Brazilian philanthropist

Eunice de Sousa Gabbi Weaver (September 18, 1902 – December 9, 1969) was a Brazilian philanthropist. She was a leader of leprosy charities in Brazil from the 1930s to the 1960s.

== Early life ==
Eunice de Sousa Gabbi was born on a coffee farm in São Manoel, the daughter of Henrique Gabbi and Leopoldina Gabbi. Her father was an immigrant from Italy. Eunice Gabbi attended school in Uruguaiana. She trained to be a teacher in São Paulo.

== Career ==
In 1929, Weaver accompanied her husband when he served as a faculty member of the "Floating University of North America", an educational program based in an ocean liner while it traveled around the world. She visited over forty countries, and interviewed Mahatma Gandhi. She studied provisions for leprosy patients along the way, and upon her return to Brazil, she founded the Sociedade de Assistência aos Lázaros (Lazarus Assistance Society), and was president of the Federation of Societies for Assistance to Lepers and for Control of Leprosy, from 1932 until her death in 1969.

Her work gained official support from the Brazilian government in 1935. Hoping to combat leprosy stigma, she founded boarding schools (educandarios) for children whose parents had leprosy. She lectured about her work internationally, including at the International Congress of Leprosy in 1938, in Cairo. In the 1940s she visited the United States to study health charities including those addressing blindness, tuberculosis, polio, and leprosy. She visited the United States often with her husband, to visit his children and speak about her work.

In 1950, Weaver became the first woman to receive Brazil's Ordem Nacional do Mérito (National Order of Merit). She also received honors in Paraguay and Cuba.
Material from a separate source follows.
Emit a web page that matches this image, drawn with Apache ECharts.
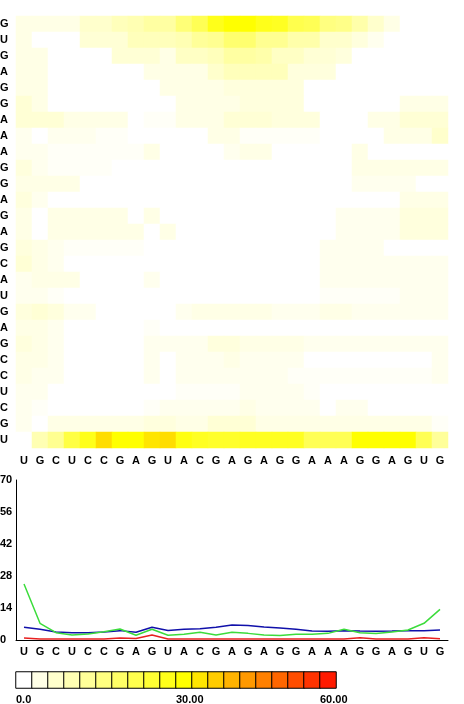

She was also the first South American to gain the Damien-Dutton Award, presented to her in 1963. In 1972, she was memorialized with a Brazilian postage stamp.

== Personal life ==
Eunice Gabbi married an American missionary educator in Brazil, Charles Anderson Weaver, in 1927, and became stepmother to his four children. She died from a heart attack in 1969, aged 67 years, in Porto Alegre. Her grave is with her husband's, in Rio de Janeiro.

== Legacy ==
In her lifetime, Weaver was compared to an "angel" and a "saint" for her work. In the decades since her death, her efforts have been criticized as part of the program of social isolation of leprosy patients, now known as hansenianos, in Brazil. "Certainly the most horrific aspect of isolation ... was the creation of orphanages for the children of leprosy patients," commented historian Elisabeth Poorman. "The program was led by Eunice Weaver." The educandarios she promoted were known to be sites of abuse, medical experimentation, and overmedication, and many of the adults who were separated from their parents have described the lasting harm they sustained during their institutionalization.